How Bush has weakened both the United States and the United Nations

I know Bush is counting on us all to forget this, but some of us remember all the way back to 2003, when one of Bush's claimed reasons for invading Iraq (without the approval of the U.N.) was that Iraq had supposedly violated U.N. resolutions, and we had to go in to enforce them. In other words, the U.N. is an important institution, its ability to pass resolutions and have them enforced is important, and if they're not man enough to do it themselves we'll do it for them.

The problem is that not only does Bush have no grasp of history (witness his reference to the fight against Muslim totalitarianism as a "crusade"), he has no sense of the future.
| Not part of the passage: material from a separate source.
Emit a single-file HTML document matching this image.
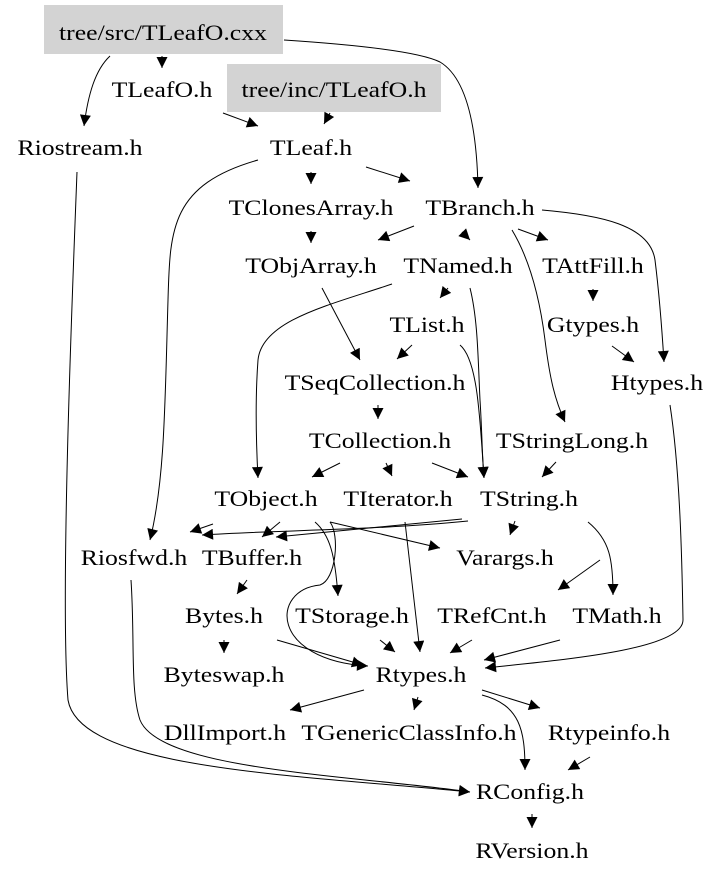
<!DOCTYPE html>
<html><head><meta charset="utf-8"><style>
html,body{margin:0;padding:0;background:#fff;}
svg{display:block;}
text{font-family:"Liberation Serif",serif;font-size:22px;fill:#000;text-anchor:middle;transform-box:fill-box;transform-origin:center;transform:scaleX(1.17);}
path{fill:none;stroke:#000;stroke-width:1;}
</style></head><body>
<svg width="723" height="880" viewBox="0 0 723 880">
<defs><marker id="a" viewBox="0 0 10 10" refX="10" refY="5" markerWidth="13" markerHeight="11" markerUnits="userSpaceOnUse" orient="auto"><path d="M0,0 L10,5 L0,10 z" style="fill:#000;stroke:none"/></marker></defs>
<rect x="44" y="5" width="239" height="49" fill="#d3d3d3"/>
<rect x="227" y="64" width="214" height="48" fill="#d3d3d3"/>
<g marker-end="url(#a)">
<path d="M162,56 L162,68"/>
<path d="M110,56 C95,70 88,95 84,126"/>
<path d="M284,40 C360,45 420,52 440,62 C470,80 477,140 478,188"/>
<path d="M223,113 L258,126"/>
<path d="M330,113 L324,124"/>
<path d="M77,172 C72,300 60,600 68,700 C80,770 300,775 470,792"/>
<path d="M258,160 C170,185 170,230 168,300 C165,400 165,480 150,540"/>
<path d="M311,172 L311,184"/>
<path d="M366,167 L410,181"/>
<path d="M311,231 L311,243"/>
<path d="M414,226 L378,240"/>
<path d="M462,232 L470,240"/>
<path d="M518,229 L548,240"/>
<path d="M542,210 C600,215 650,225 655,260 C660,300 662,330 664,362"/>
<path d="M512,230 C530,260 540,300 545,340 C550,380 555,400 565,422"/>
<path d="M322,288 L360,360"/>
<path d="M392,284 C330,305 262,320 258,360 C255,400 256,440 258,478"/>
<path d="M448,288 L440,298"/>
<path d="M470,288 C478,320 478,360 480,400 C482,430 482,455 484,478"/>
<path d="M593,289 L593,301"/>
<path d="M612,346 L634,362"/>
<path d="M412,345 L397,359"/>
<path d="M460,345 C478,360 480,420 484,478"/>
<path d="M378,405 L378,419"/>
<path d="M340,463 L312,477"/>
<path d="M386,463 L392,476"/>
<path d="M432,463 L468,477"/>
<path d="M556,462 L542,477"/>
<path d="M213,524 L190,532"/>
<path d="M280,522 L262,537"/>
<path d="M330,522 L440,548"/>
<path d="M315,522 C330,535 335,555 338,596"/>
<path d="M330,522 C340,535 336,580 320,585 C270,590 270,660 368,666"/>
<path d="M405,522 L420,652"/>
<path d="M468,521 C380,530 280,530 202,535"/>
<path d="M462,519 L276,537"/>
<path d="M600,560 L558,590"/>
<path d="M588,522 C610,540 613,560 613,595"/>
<path d="M515,521 L510,535"/>
<path d="M131,580 C135,640 130,690 140,720 C160,770 350,775 470,792"/>
<path d="M247,580 L237,594"/>
<path d="M224,640 L224,653"/>
<path d="M277,640 L363,665"/>
<path d="M380,640 L395,652"/>
<path d="M472,640 L450,653"/>
<path d="M560,640 L484,660"/>
<path d="M670,405 C680,470 682,560 683,620 C683,650 560,660 485,668"/>
<path d="M364,690 L290,710"/>
<path d="M418,697 L414,710"/>
<path d="M482,690 L540,708"/>
<path d="M482,695 C520,705 525,730 525,770"/>
<path d="M590,757 L568,770"/>
<path d="M532,814 L532,828"/>
</g>
<text x="163" y="40">tree/src/TLeafO.cxx</text>
<text x="162" y="97">TLeafO.h</text>
<text x="334" y="97">tree/inc/TLeafO.h</text>
<text x="80" y="155">Riostream.h</text>
<text x="311" y="155">TLeaf.h</text>
<text x="311" y="215">TClonesArray.h</text>
<text x="480" y="215">TBranch.h</text>
<text x="311" y="273">TObjArray.h</text>
<text x="458" y="273">TNamed.h</text>
<text x="593" y="273">TAttFill.h</text>
<text x="427" y="332">TList.h</text>
<text x="593" y="332">Gtypes.h</text>
<text x="375" y="390">TSeqCollection.h</text>
<text x="657" y="390">Htypes.h</text>
<text x="380" y="448">TCollection.h</text>
<text x="572" y="448">TStringLong.h</text>
<text x="266" y="506">TObject.h</text>
<text x="398" y="506">TIterator.h</text>
<text x="529" y="506">TString.h</text>
<text x="134" y="565">Riosfwd.h</text>
<text x="252" y="565">TBuffer.h</text>
<text x="505" y="565">Varargs.h</text>
<text x="224" y="623">Bytes.h</text>
<text x="352" y="623">TStorage.h</text>
<text x="492" y="623">TRefCnt.h</text>
<text x="617" y="623">TMath.h</text>
<text x="224" y="682">Byteswap.h</text>
<text x="421" y="682">Rtypes.h</text>
<text x="225" y="740">DllImport.h</text>
<text x="409" y="740">TGenericClassInfo.h</text>
<text x="609" y="740">Rtypeinfo.h</text>
<text x="530" y="799">RConfig.h</text>
<text x="532" y="858">RVersion.h</text>
</svg>
</body></html>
Other countries, though, can remember as far back as three years ago, and they point out what had to be an unintended consequence of Bush's unilateral act.

This month Bush has had his panties in a twist over North Korea's testing of intercontinental ballistic missiles. (Fred Kaplan has a column here about why the result's of Kim's latest missile adventure was a good thing.) In fact, things are so bad that they were enough to even make Bush want to get the U.N. to take a stand. And they eventually did, sort of. It's just what they did before going along with what Bush wanted that is important:

China and Russia wanted no mention of Chapter VII for fear that it could be used to justify military strikes on North Korea. Opposition by both countries to the Chapter VII rubric has grown since the war in Iraq and what Beijing and Moscow see as the Bush administration’s resort to military means to remove governments it opposes. Wang Guangya, the Chinese ambassador, had repeatedly said he would cast his country’s veto if that reference remained.

I guess the moral here is that if you treat international institutions the way Bush has, simply a tool or an obstacle depending on your whim, when you need them to do something important they just might remember what you did last time, and you may not get what you want.

I just wonder how long it's going to be before Bush or one of his lackeys start saying that this resolution is sufficient authorization for unilateral U.S. action.